The field included an assortment of desert buggies, pickup trucks, motorcycles, Jeeps, Broncos, Volkswagens and other breeds in all degrees of mutation, and the vehicles spent much of the weekend sideways, airborne, bouncing on their front wheels or upside down, not necessarily in that order. The drivers are so cool about rolling or "tipping over," as they call it, that they talk about downshifting in mid-roll, so that if they land on their wheels they can keep racing without missing a beat.

Off-road racing before a live audience is the actual brainstorm of Mickey Thompson. That's the Mickey Thompson of the ducktail haircut and Little Deuce Coupe days, a racing notable who has spent the last couple of decades hotrodding around in everything from drag boats to Bonneville Salt Flats streamliners. Thompson founded SCORE (Short Course Off-Road Events) three years ago and recently, satisfied with the rapid rise of the sport, resigned as president. His letter of resignation went something like this: "You guys run SCORE, I'm going racing."

Now Mickey is again a gentleman racer of sorts, in the game just for fun. Just for fun he drives a Chevy pickup named Luv, with a monstrous 454 cu. in. Chevy V-8 stuffed in the bed. When Mickey Thompson gets into something, he gets into it with both lead feet.

Thompson also designed much of the Riverside off-road track, and the best part was named after him. Thompson Ridge is a 21-degree banked hill; the vehicles boom across the side of it. The most spectacular driver on Thompson Ridge was Walker Evans, who wheels a yellow 350 hp Chevy Silverado pickup owned and prepared by Parnelli Jones. Evans describes Thompson Ridge succinctly: "Dang, that's a real son of a gun."

Evans is an honors graduate of the Parnelli Jones School of Courageous Driving. In the 1973 Baja 1,000 he finished second, after driving the final 250 miles with the cab falling off his Ford pickup and the steering column going with it. Evans kept everything together with his knees and elbows, expecting with every twist of the steering wheel to find it connected only to his hands. This was during the night at 125 mph, in the thickest fog the Baja 1,000 has ever had. "My co-driver was a bit concerned," he says.

The pickup-truck races at Riverside were the most spectacular; the trucks are not faster but they're bigger and louder than anything else. Some of them weigh as much as three tons, and when they land after a jump at 50 mph the earth shakes and the aftershock can be felt all the way back to Row Z up in the grandstands. They take up so much room on the track that every pass is a tight one; their fenders get hooked on each other and disappear like tearaway football jerseys.

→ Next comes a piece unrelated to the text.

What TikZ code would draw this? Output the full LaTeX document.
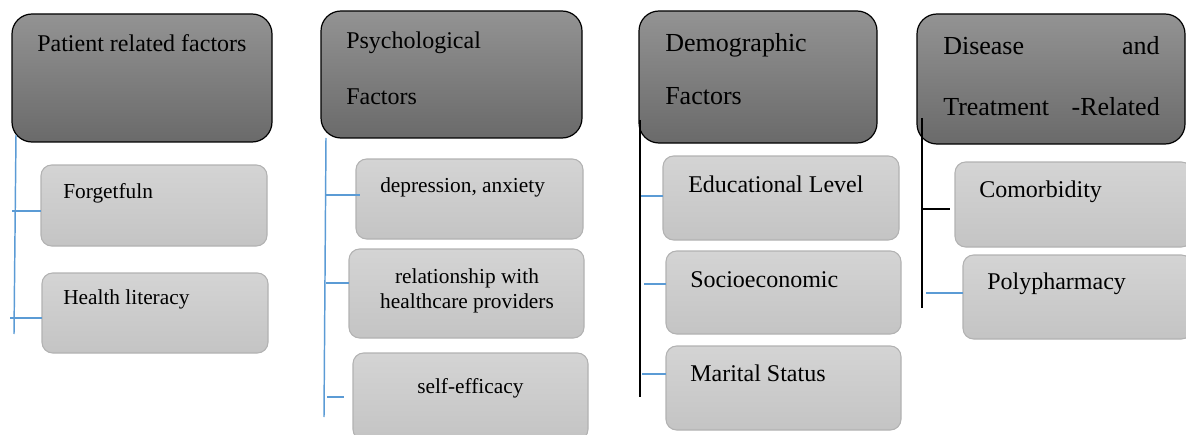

In his heat race on Saturday, Evans started seventh on the grid, but by the end of the first lap he was leading the pack by nine seconds. He won easily, thus gaining the pole position for Sunday's main event, in which he chewed up the competition even more convincingly.

"This is a stock vehicle," Evans said with a straight face after the race. He pointed at his $30,000 truck, which is outfitted with 14 shock absorbers but is still about a ton lighter than some of the others in the same class. This is not to suggest that Evans' truck is anything but legal; a SCORE stock truck is about as showroom stock as Richard Petty's Dodge. "It's not like Mickey's Luv," said Evans. "Mickey's probably got more money in his truck, but I wouldn't trade him even-up. I would like to race him in a match race for about $1,000, though."